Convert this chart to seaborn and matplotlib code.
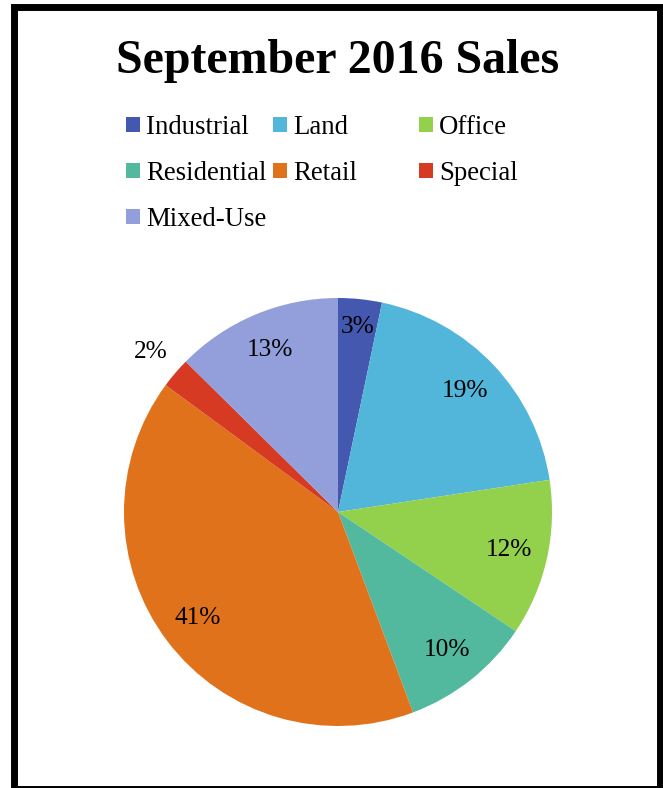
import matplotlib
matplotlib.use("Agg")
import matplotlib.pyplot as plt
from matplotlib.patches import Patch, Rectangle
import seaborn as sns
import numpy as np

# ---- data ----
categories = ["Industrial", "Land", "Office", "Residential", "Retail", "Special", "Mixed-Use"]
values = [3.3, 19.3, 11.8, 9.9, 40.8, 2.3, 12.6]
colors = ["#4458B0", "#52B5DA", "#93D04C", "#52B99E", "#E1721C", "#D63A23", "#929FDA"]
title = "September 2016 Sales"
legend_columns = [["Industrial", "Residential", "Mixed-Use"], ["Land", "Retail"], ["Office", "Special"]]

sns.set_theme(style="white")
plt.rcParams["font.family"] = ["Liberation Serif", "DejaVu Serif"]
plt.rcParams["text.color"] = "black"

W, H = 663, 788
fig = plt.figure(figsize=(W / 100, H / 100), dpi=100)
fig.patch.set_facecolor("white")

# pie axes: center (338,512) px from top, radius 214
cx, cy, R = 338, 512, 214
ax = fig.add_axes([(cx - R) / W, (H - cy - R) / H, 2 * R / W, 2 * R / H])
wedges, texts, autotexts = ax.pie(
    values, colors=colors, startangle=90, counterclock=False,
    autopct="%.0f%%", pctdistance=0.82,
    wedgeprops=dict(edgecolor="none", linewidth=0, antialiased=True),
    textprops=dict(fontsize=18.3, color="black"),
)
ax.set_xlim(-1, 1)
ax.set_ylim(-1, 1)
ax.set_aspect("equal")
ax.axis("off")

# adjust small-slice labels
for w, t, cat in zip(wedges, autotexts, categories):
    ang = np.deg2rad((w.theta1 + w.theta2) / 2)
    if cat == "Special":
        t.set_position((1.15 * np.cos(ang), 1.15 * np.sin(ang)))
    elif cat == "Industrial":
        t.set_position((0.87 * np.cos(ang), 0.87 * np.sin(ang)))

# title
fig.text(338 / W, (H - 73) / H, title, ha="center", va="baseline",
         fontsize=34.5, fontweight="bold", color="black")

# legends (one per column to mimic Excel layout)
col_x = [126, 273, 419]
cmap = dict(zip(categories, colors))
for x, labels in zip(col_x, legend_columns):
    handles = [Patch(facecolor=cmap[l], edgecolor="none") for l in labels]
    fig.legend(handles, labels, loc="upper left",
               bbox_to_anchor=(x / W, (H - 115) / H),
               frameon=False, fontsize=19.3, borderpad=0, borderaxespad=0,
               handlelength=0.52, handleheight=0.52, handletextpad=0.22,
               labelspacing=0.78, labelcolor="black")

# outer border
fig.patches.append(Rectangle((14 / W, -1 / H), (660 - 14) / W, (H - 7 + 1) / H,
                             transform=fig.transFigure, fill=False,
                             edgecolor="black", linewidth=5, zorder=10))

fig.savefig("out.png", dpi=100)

**Requirement**
Leave the pictures out and reproduce exactly the lines from the top of the listing above through the line with "import numpy as np".

**Exercise solution**
Convert this chart to seaborn and matplotlib code.
import matplotlib
matplotlib.use("Agg")
import matplotlib.pyplot as plt
from matplotlib.patches import Patch, Rectangle
import seaborn as sns
import numpy as np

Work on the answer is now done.